THE RECORDS:
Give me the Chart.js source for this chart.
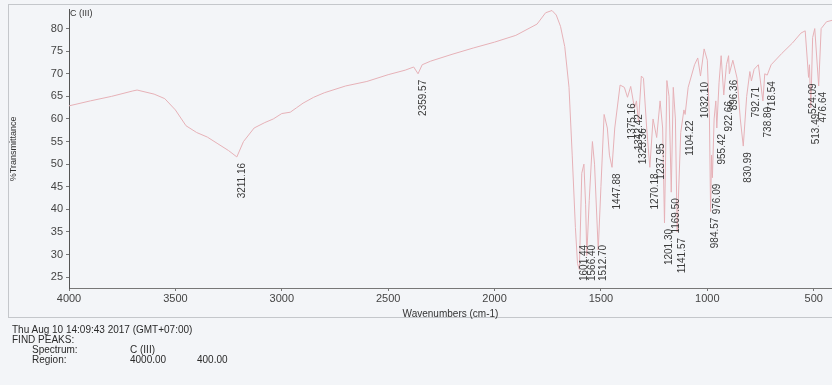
<!DOCTYPE html>
<html>
<head>
<meta charset="utf-8">
<script src="https://cdn.jsdelivr.net/npm/chart.js@4.4.1/dist/chart.umd.min.js"></script>
<style>
  html, body { margin:0; padding:0; background:#f3f5f8; }
  body { width:832px; height:385px; position:relative; overflow:hidden; font-family:"Liberation Sans", Arial, sans-serif; }
  #wrap { position:absolute; left:0; top:0; width:832px; height:385px; }
  #frame { position:absolute; left:8px; top:4px; width:840px; height:314px; border:1px solid #c4c7cb; box-sizing:border-box; }
  #title { position:absolute; left:70px; top:8px; font-size:9px; color:#333; }
  .ft { position:absolute; font-size:10px; color:#2a2a2a; white-space:pre; }
</style>
</head>
<body>
<div id="frame"></div>
<div id="wrap"><canvas id="c" width="832" height="385"></canvas></div>
<div id="title">C (III)</div>
<div class="ft" style="left:12px;top:324px;">Thu Aug 10 14:09:43 2017 (GMT+07:00)</div>
<div class="ft" style="left:12px;top:334px;">FIND PEAKS:</div>
<div class="ft" style="left:32px;top:344px;">Spectrum:</div>
<div class="ft" style="left:130px;top:344px;">C (III)</div>
<div class="ft" style="left:32px;top:354px;">Region:</div>
<div class="ft" style="left:130px;top:354px;">4000.00</div>
<div class="ft" style="left:197px;top:354px;">400.00</div>
<script>
// Spectrum: wavenumber (cm-1) and %Transmittance
const wavenumbers = [4000,3900,3800,3700,3680,3600,3550,3500,3450,3400,3350,3300,3250,3211.16,3180,3130,3080,3040,3000,2960,2930,2900,2850,2800,2700,2600,2500,2420,2380,2359.57,2340,2300,2200,2100,2000,1900,1800,1760,1730,1710,1690,1670,1650,1635,1620,1610,1601.44,1590,1580,1572,1566.40,1555,1540,1530,1512.70,1500,1485,1470,1460,1447.88,1435,1410,1390,1375.16,1360,1342.42,1333,1323.36,1310,1300,1285,1270.18,1255,1237.95,1222,1210,1201.30,1190,1180,1169.50,1160,1150,1141.57,1125,1110,1104.22,1090,1060,1045,1032.10,1015,1000,990,984.57,980,976.09,968,960,955.42,945,935,922.66,910,900,896.36,880,860,845,830.99,815,800,792.71,780,760,738.80,730,718.54,700,650,600,560,540,524.09,520,513.49,505,495,476.64,465,440,400];
const transmittance = [62.9,64.0,65.0,66.2,66.4,65.5,64.5,62.0,58.5,57.0,56.0,54.5,53.0,51.6,55.0,58.0,59.2,60.0,61.2,61.5,62.5,63.5,64.8,65.8,67.3,68.3,69.8,70.8,71.5,70.0,72.0,72.8,74.3,75.7,77.0,78.5,81.0,83.5,84.0,83.0,80.5,76.0,67.0,52.0,36.0,28.0,26.7,48.0,50.0,41.0,29.8,42.0,55.0,50.0,31.0,45.0,61.0,58.0,52.0,49.3,58.0,67.5,67.0,64.8,67.2,62.4,64.0,59.3,69.5,69.0,58.0,49.3,60.0,55.9,64.0,58.0,37.0,68.5,65.0,43.8,67.0,60.0,35.0,57.0,62.0,61.0,67.0,72.0,73.5,69.5,75.5,73.0,60.0,39.5,52.0,47.0,60.0,64.0,58.0,68.0,74.0,65.3,72.0,74.0,70.0,73.0,69.0,60.0,54.0,65.0,70.5,68.4,71.0,72.0,64.0,70.0,69.7,72.0,74.5,76.8,79.0,79.5,69.2,72.0,62.5,78.0,80.0,67.3,80.0,81.5,82.0];
const peakWavenumbers = [3211.16,2359.57,1601.44,1566.40,1512.70,1447.88,1375.16,1342.42,1323.36,1270.18,1237.95,1201.30,1169.50,1141.57,1104.22,1032.10,984.57,976.09,955.42,922.66,896.36,830.99,792.71,738.80,718.54,524.09,513.49,476.64];
const peakLabels = ["3211.16","2359.57","1601.44","1566.40","1512.70","1447.88","1375.16","1342.42","1323.36","1270.18","1237.95","1201.30","1169.50","1141.57","1104.22","1032.10","984.57","976.09","955.42","922.66","896.36","830.99","792.71","738.80","718.54","524.09","513.49","476.64"];
const xTickValues = [4000,3500,3000,2500,2000,1500,1000,500];
const yTickValues = [25,30,35,40,45,50,55,60,65,70,75,80];

const points = wavenumbers.map((w, i) => ({x: w, y: transmittance[i]}));

const peakLabelPlugin = {
  id: 'peakLabels',
  afterDatasetsDraw(chart) {
    const ctx = chart.ctx, xs = chart.scales.x, ys = chart.scales.y;
    ctx.save();
    ctx.font = '10px "Liberation Sans", Arial, sans-serif';
    ctx.fillStyle = '#3a3a3a';
    ctx.textAlign = 'right';
    ctx.textBaseline = 'middle';
    peakWavenumbers.forEach((w, k) => {
      const idx = wavenumbers.indexOf(w);
      const t = transmittance[idx];
      const px = xs.getPixelForValue(w) + 5;
      let start = ys.getPixelForValue(t) + 6;
      const wd = ctx.measureText(peakLabels[k]).width;
      const limit = chart.chartArea.bottom - 7;
      if (start + wd > limit) start = limit - wd;
      ctx.save();
      ctx.translate(px, start);
      ctx.rotate(-Math.PI / 2);
      ctx.fillText(peakLabels[k], 0, 0);
      ctx.restore();
    });
    ctx.restore();
  }
};

new Chart(document.getElementById('c'), {
  type: 'scatter',
  data: { datasets: [{
    data: points,
    showLine: true,
    borderColor: '#e6b1b7',
    borderWidth: 1,
    pointRadius: 0,
    tension: 0,
    fill: false
  }]},
  options: {
    responsive: false,
    animation: false,
    layout: { padding: { left: 8, top: 8, right: 0, bottom: 65 } },
    plugins: { legend: { display: false }, tooltip: { enabled: false } },
    scales: {
      x: {
        type: 'linear', reverse: true, min: 414, max: 4000,
        afterBuildTicks: s => { s.ticks = xTickValues.map(v => ({value: v})); },
        afterFit: s => { s.height = 32; },
        border: { display: true, color: '#777', width: 1 },
        grid: { display: true, drawOnChartArea: false, drawTicks: true, tickLength: 3, color: '#777' },
        ticks: { color: '#444', font: { size: 11, family: '"Liberation Sans", Arial, sans-serif' }, padding: 1, maxRotation: 0, autoSkip: false,
                 callback: v => String(v) },
        title: { display: true, text: 'Wavenumbers (cm-1)', color: '#333', padding: { top: 0, bottom: 0 },
                 font: { size: 10, family: '"Liberation Sans", Arial, sans-serif' } }
      },
      y: {
        type: 'linear', min: 22.6, max: 84.2,
        afterBuildTicks: s => { s.ticks = yTickValues.map(v => ({value: v})); },
        afterFit: s => { s.width = 61; },
        border: { display: true, color: '#555', width: 1 },
        grid: { display: true, drawOnChartArea: false, drawTicks: true, tickLength: 3, color: '#777' },
        ticks: { color: '#444', font: { size: 11, family: '"Liberation Sans", Arial, sans-serif' }, padding: 3,
                 callback: v => String(v) },
        title: { display: true, text: '%Transmittance', color: '#333', padding: { top: 0, bottom: 2 },
                 font: { size: 9, family: '"Liberation Sans", Arial, sans-serif' } }
      }
    }
  },
  plugins: [peakLabelPlugin]
});
</script>
</body>
</html>
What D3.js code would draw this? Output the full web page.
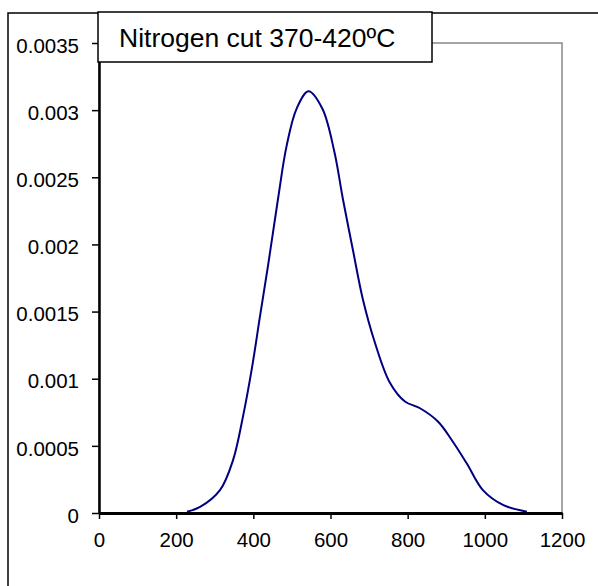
<!DOCTYPE html>
<html lang="en">
<head>
    <meta charset="UTF-8">
    <title>Nitrogen cut</title>
    <style>
        body { margin: 0; background: #fff; }
        svg { font-family: "Liberation Sans", Arial, sans-serif; }
    </style>
</head>
<body>
    <script src="https://d3js.org/d3.v7.min.js"></script>
    <script>
        const w = 598;
        const h = 586;

        // values
        const xValues = [228, 262, 314, 347, 373, 397, 417, 438, 464, 486, 512, 543, 579, 610, 632, 658, 684, 715, 754, 793, 832, 879, 915, 953, 995, 1047, 1109];
        const yValues = [0.00001, 0.000045, 0.000172, 0.00039, 0.000716, 0.00109, 0.00146, 0.00184, 0.00234, 0.00273, 0.00301, 0.00314, 0.00301, 0.00269, 0.00234, 0.00196, 0.00159, 0.00127, 0.00097, 0.00083, 0.00078, 0.00068, 0.00054, 0.00037, 0.00017, 0.00006, 0.00001];
        const xTicks = [0, 200, 400, 600, 800, 1000, 1200];
        const yTicks = [0, 0.0005, 0.001, 0.0015, 0.002, 0.0025, 0.003, 0.0035];
        const title = "Nitrogen cut 370-420ºC";

        const plotLeft = 99, plotRight = 562, plotTop = 43, plotBottom = 513;

        const svg = d3.select("body")
                      .append("svg")
                      .attr("width", w)
                      .attr("height", h);

        // outer chart border (only left and top show)
        svg.append("rect")
           .attr("x", 8)
           .attr("y", 13)
           .attr("width", w + 20)
           .attr("height", h + 20)
           .attr("fill", "#fff")
           .attr("stroke", "#000")
           .attr("stroke-width", 1.5);

        const xScale = d3.scaleLinear().domain([0, 1200]).range([plotLeft, plotRight]);
        const yScale = d3.scaleLinear().domain([0, 0.0035]).range([plotBottom, plotTop]);

        // plot area border
        svg.append("rect")
           .attr("x", plotLeft)
           .attr("y", plotTop)
           .attr("width", plotRight - plotLeft)
           .attr("height", plotBottom - plotTop)
           .attr("fill", "none")
           .attr("stroke", "#888")
           .attr("stroke-width", 1.5);

        const yAxis = d3.axisLeft(yScale)
                        .tickValues(yTicks)
                        .tickFormat(d => String(+d.toFixed(4)))
                        .tickSize(7)
                        .tickSizeOuter(0)
                        .tickPadding(13);
        const gy = svg.append("g")
           .attr("transform", `translate(${plotLeft}, 0)`)
           .call(yAxis);
        gy.select(".domain").attr("stroke-width", 2.5);
        gy.selectAll(".tick line").attr("stroke-width", 1.5);
        gy.selectAll("text")
          .attr("font-size", 20.5)
          .attr("dy", "0.45em")
          .attr("fill", "#000");

        const xAxis = d3.axisBottom(xScale)
                        .tickValues(xTicks)
                        .tickFormat(d3.format("d"))
                        .tickSize(6)
                        .tickSizeOuter(0)
                        .tickPadding(13);
        const gx = svg.append("g")
           .attr("transform", `translate(0, ${plotBottom})`)
           .call(xAxis);
        gx.select(".domain").attr("stroke-width", 3);
        gx.selectAll(".tick line").attr("stroke-width", 1.5);
        gx.selectAll("text").attr("font-size", 20.5).attr("fill", "#000");

        const pts = xValues.map((x, i) => [x, yValues[i]]);
        const line = d3.line()
                       .x(d => xScale(d[0]))
                       .y(d => yScale(d[1]))
                       .curve(d3.curveCatmullRom);
        svg.append("path")
           .datum(pts)
           .attr("d", line)
           .attr("fill", "none")
           .attr("stroke", "#000080")
           .attr("stroke-width", 2);

        // title box
        svg.append("rect")
           .attr("x", 98)
           .attr("y", 12)
           .attr("width", 334)
           .attr("height", 50)
           .attr("fill", "#fff")
           .attr("stroke", "#000")
           .attr("stroke-width", 1.5);
        svg.append("text")
           .attr("x", 119)
           .attr("y", 47)
           .attr("font-size", 26.5)
           .text(title);
    </script>
</body>
</html>
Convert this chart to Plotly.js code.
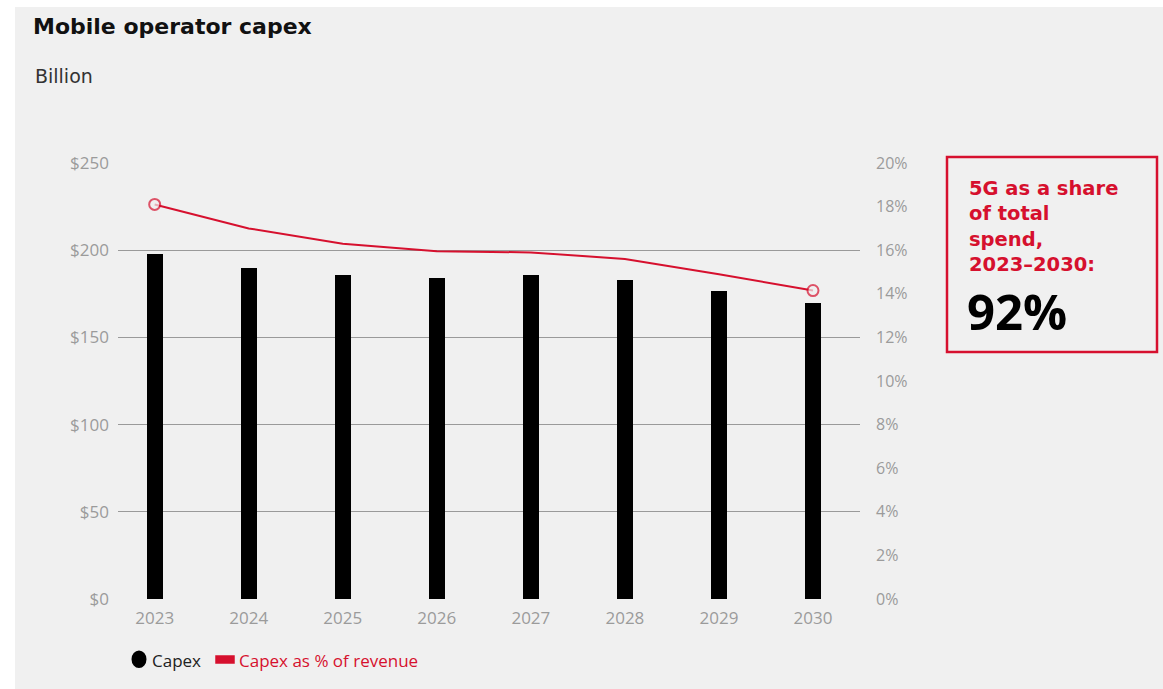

TASK PROMPT:
Within the entries above, give again exactly the lines starting at the one that contains "What D3.js code" and ending at the one that contains "const h = 586;", leaving out the pictures.

EXERCISE RESULT:
What D3.js code would draw this? Output the full web page.
<!DOCTYPE html>
<html lang="en">
<head>
    <meta charset="UTF-8">
    <title>Nitrogen cut</title>
    <style>
        body { margin: 0; background: #fff; }
        svg { font-family: "Liberation Sans", Arial, sans-serif; }
    </style>
</head>
<body>
    <script src="https://d3js.org/d3.v7.min.js"></script>
    <script>
        const w = 598;
        const h = 586;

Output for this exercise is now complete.